_Rows from a dataset of charts and code_
## Start

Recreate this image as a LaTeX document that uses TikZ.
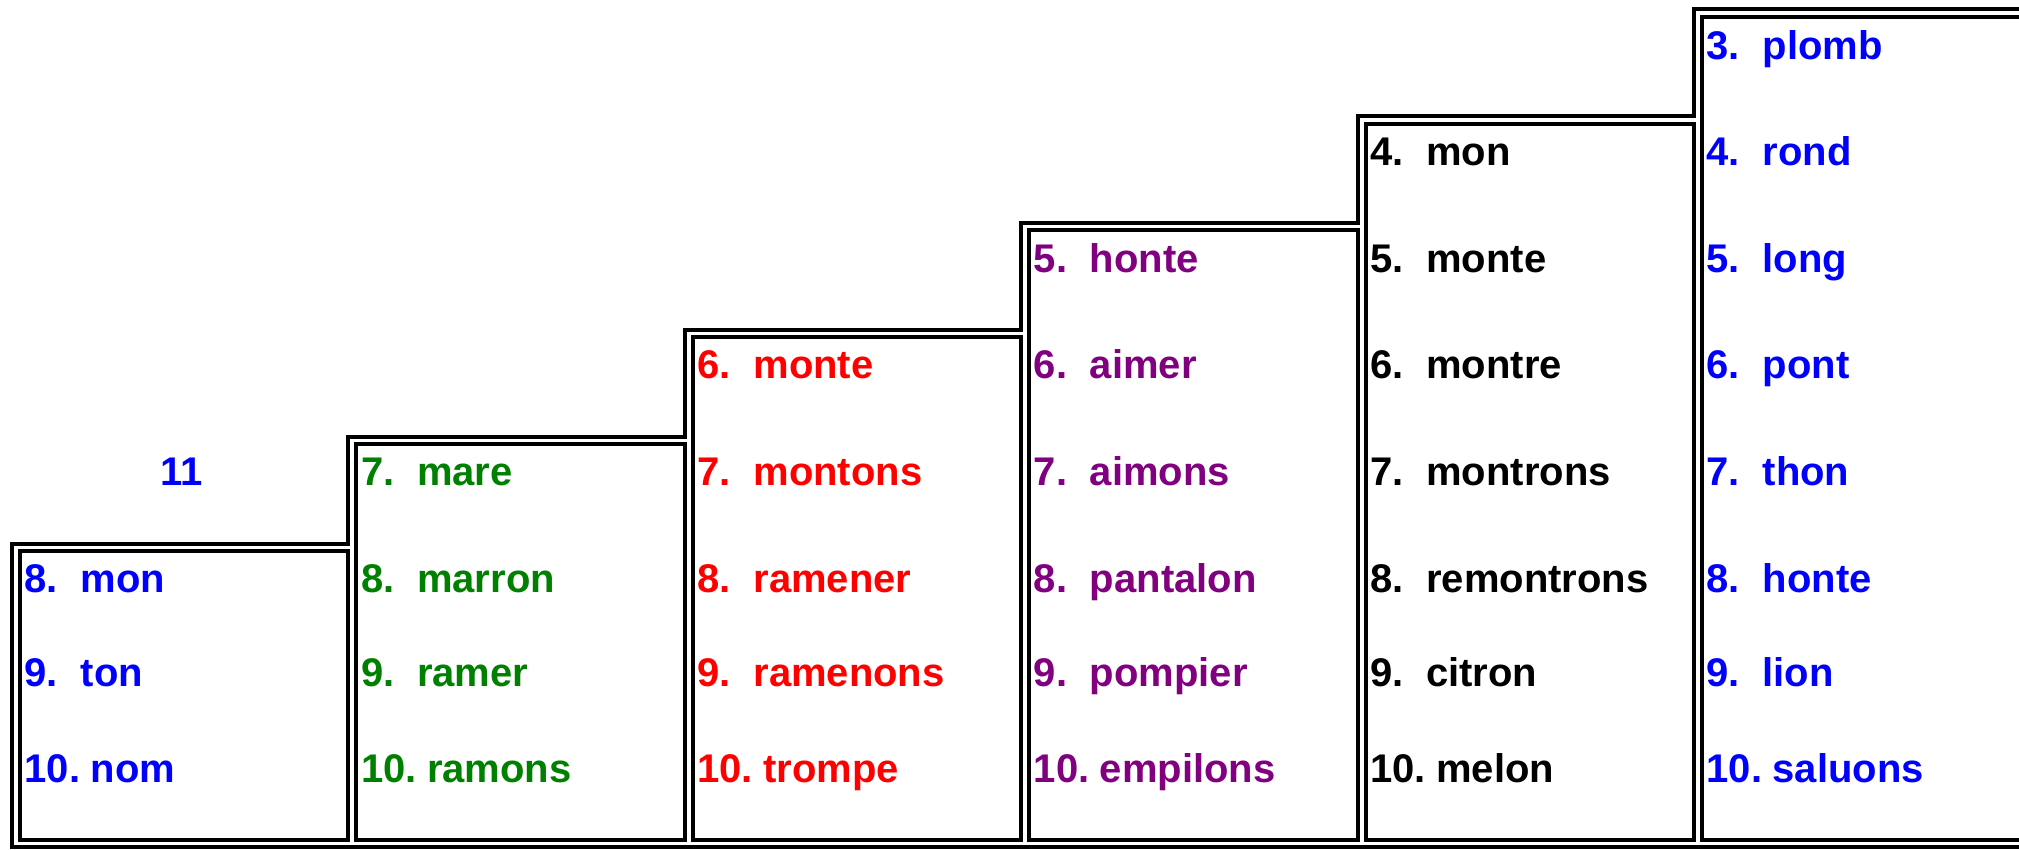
\documentclass[tikz,border=0pt]{standalone}
\usepackage{fontspec}
\setmainfont{Liberation Sans}
\definecolor{hgreen}{RGB}{0,128,0}
\definecolor{hpurple}{RGB}{128,0,128}
\definecolor{hblue}{RGB}{0,0,255}
\definecolor{hred}{RGB}{255,0,0}
\newcommand\rowbase[1]{\ifcase#1 0\or 0\or 0\or 59.5\or 165.5\or 272\or 378.5\or 485\or 592\or 686\or 782.5\fi}
\newcommand\entry[4]{%
  \pgfmathsetmacro\ex{20+336.4*#1+4.5}%
  \edef\ey{\rowbase{#2}}%
  \node[entrytext, text=#4] (c#1n#2) at (\ex,\ey) {\ifnum#2<10 \makebox[56pt][l]{#2.}\else\makebox[66pt][l]{#2.}\fi#3};}
\begin{document}
\begin{tikzpicture}[x=1pt,y=-1pt,
  frame/.style={line width=4.6pt, line join=miter, draw=black},
  entrytext/.style={anchor=base west, inner sep=0pt, font=\fontsize{40}{46}\selectfont\bfseries}]
\useasboundingbox (0,0) rectangle (2019,849);
\clip (0,0) rectangle (2019,849);
% outer staircase outline
\draw[frame] (2040,847) -- (12,847) -- (12,544) -- (348,544) -- (348,437)
  -- (685,437) -- (685,330) -- (1021,330) -- (1021,223) -- (1358,223)
  -- (1358,116) -- (1694,116) -- (1694,9) -- (2040,9);
% inner cell boxes
\draw[frame] (20,551) rectangle (348,840);
\draw[frame] (356,444) rectangle (685,840);
\draw[frame] (693,337) rectangle (1021,840);
\draw[frame] (1029,230) rectangle (1358,840);
\draw[frame] (1366,124) rectangle (1694,840);
\draw[frame] (1702,17) rectangle (2040,840);
% column 0
\node[entrytext, anchor=base, text=hblue] (c0top) at (182,485) {11};
\entry{0}{8}{mon}{hblue}
\entry{0}{9}{ton}{hblue}
\entry{0}{10}{nom}{hblue}
% column 1
\entry{1}{7}{mare}{hgreen}
\entry{1}{8}{marron}{hgreen}
\entry{1}{9}{ramer}{hgreen}
\entry{1}{10}{ramons}{hgreen}
% column 2
\entry{2}{6}{monte}{hred}
\entry{2}{7}{montons}{hred}
\entry{2}{8}{ramener}{hred}
\entry{2}{9}{ramenons}{hred}
\entry{2}{10}{trompe}{hred}
% column 3
\entry{3}{5}{honte}{hpurple}
\entry{3}{6}{aimer}{hpurple}
\entry{3}{7}{aimons}{hpurple}
\entry{3}{8}{pantalon}{hpurple}
\entry{3}{9}{pompier}{hpurple}
\entry{3}{10}{empilons}{hpurple}
% column 4
\entry{4}{4}{mon}{black}
\entry{4}{5}{monte}{black}
\entry{4}{6}{montre}{black}
\entry{4}{7}{montrons}{black}
\entry{4}{8}{remontrons}{black}
\entry{4}{9}{citron}{black}
\entry{4}{10}{melon}{black}
% column 5
\entry{5}{3}{plomb}{hblue}
\entry{5}{4}{rond}{hblue}
\entry{5}{5}{long}{hblue}
\entry{5}{6}{pont}{hblue}
\entry{5}{7}{thon}{hblue}
\entry{5}{8}{honte}{hblue}
\entry{5}{9}{lion}{hblue}
\entry{5}{10}{saluons}{hblue}
\end{tikzpicture}
\end{document}
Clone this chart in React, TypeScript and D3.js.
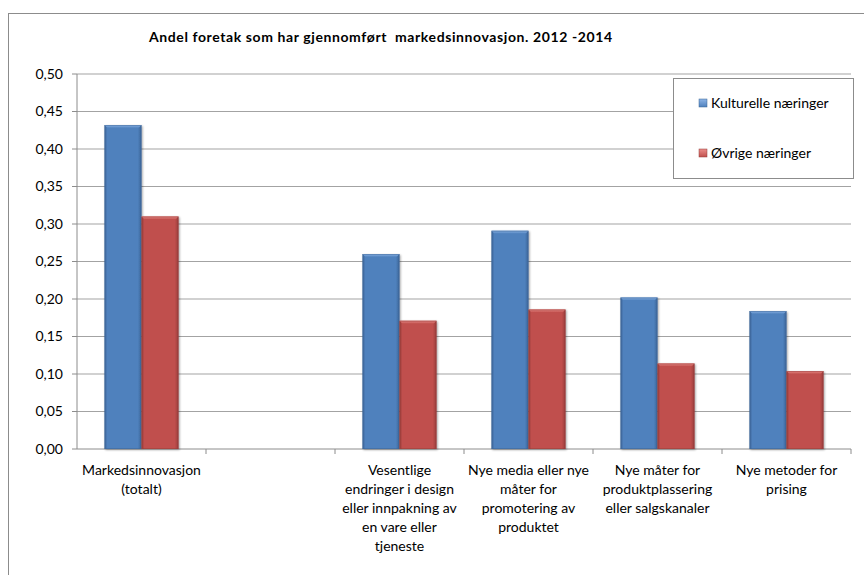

## End

Strip out the images, then output the records above word for word.

_SOLUTION_
Recreate this image as a LaTeX document that uses TikZ.
\documentclass[tikz,border=0pt]{standalone}
\usepackage{fontspec}
\setmainfont{Liberation Sans}
\definecolor{hgreen}{RGB}{0,128,0}
\definecolor{hpurple}{RGB}{128,0,128}
\definecolor{hblue}{RGB}{0,0,255}
\definecolor{hred}{RGB}{255,0,0}
\newcommand\rowbase[1]{\ifcase#1 0\or 0\or 0\or 59.5\or 165.5\or 272\or 378.5\or 485\or 592\or 686\or 782.5\fi}
\newcommand\entry[4]{%
  \pgfmathsetmacro\ex{20+336.4*#1+4.5}%
  \edef\ey{\rowbase{#2}}%
  \node[entrytext, text=#4] (c#1n#2) at (\ex,\ey) {\ifnum#2<10 \makebox[56pt][l]{#2.}\else\makebox[66pt][l]{#2.}\fi#3};}
\begin{document}
\begin{tikzpicture}[x=1pt,y=-1pt,
  frame/.style={line width=4.6pt, line join=miter, draw=black},
  entrytext/.style={anchor=base west, inner sep=0pt, font=\fontsize{40}{46}\selectfont\bfseries}]
\useasboundingbox (0,0) rectangle (2019,849);
\clip (0,0) rectangle (2019,849);
% outer staircase outline
\draw[frame] (2040,847) -- (12,847) -- (12,544) -- (348,544) -- (348,437)
  -- (685,437) -- (685,330) -- (1021,330) -- (1021,223) -- (1358,223)
  -- (1358,116) -- (1694,116) -- (1694,9) -- (2040,9);
% inner cell boxes
\draw[frame] (20,551) rectangle (348,840);
\draw[frame] (356,444) rectangle (685,840);
\draw[frame] (693,337) rectangle (1021,840);
\draw[frame] (1029,230) rectangle (1358,840);
\draw[frame] (1366,124) rectangle (1694,840);
\draw[frame] (1702,17) rectangle (2040,840);
% column 0
\node[entrytext, anchor=base, text=hblue] (c0top) at (182,485) {11};
\entry{0}{8}{mon}{hblue}
\entry{0}{9}{ton}{hblue}
\entry{0}{10}{nom}{hblue}
% column 1
\entry{1}{7}{mare}{hgreen}
\entry{1}{8}{marron}{hgreen}
\entry{1}{9}{ramer}{hgreen}
\entry{1}{10}{ramons}{hgreen}
% column 2
\entry{2}{6}{monte}{hred}
\entry{2}{7}{montons}{hred}
\entry{2}{8}{ramener}{hred}
\entry{2}{9}{ramenons}{hred}
\entry{2}{10}{trompe}{hred}
% column 3
\entry{3}{5}{honte}{hpurple}
\entry{3}{6}{aimer}{hpurple}
\entry{3}{7}{aimons}{hpurple}
\entry{3}{8}{pantalon}{hpurple}
\entry{3}{9}{pompier}{hpurple}
\entry{3}{10}{empilons}{hpurple}
% column 4
\entry{4}{4}{mon}{black}
\entry{4}{5}{monte}{black}
\entry{4}{6}{montre}{black}
\entry{4}{7}{montrons}{black}
\entry{4}{8}{remontrons}{black}
\entry{4}{9}{citron}{black}
\entry{4}{10}{melon}{black}
% column 5
\entry{5}{3}{plomb}{hblue}
\entry{5}{4}{rond}{hblue}
\entry{5}{5}{long}{hblue}
\entry{5}{6}{pont}{hblue}
\entry{5}{7}{thon}{hblue}
\entry{5}{8}{honte}{hblue}
\entry{5}{9}{lion}{hblue}
\entry{5}{10}{saluons}{hblue}
\end{tikzpicture}
\end{document}
Clone this chart in React, TypeScript and D3.js.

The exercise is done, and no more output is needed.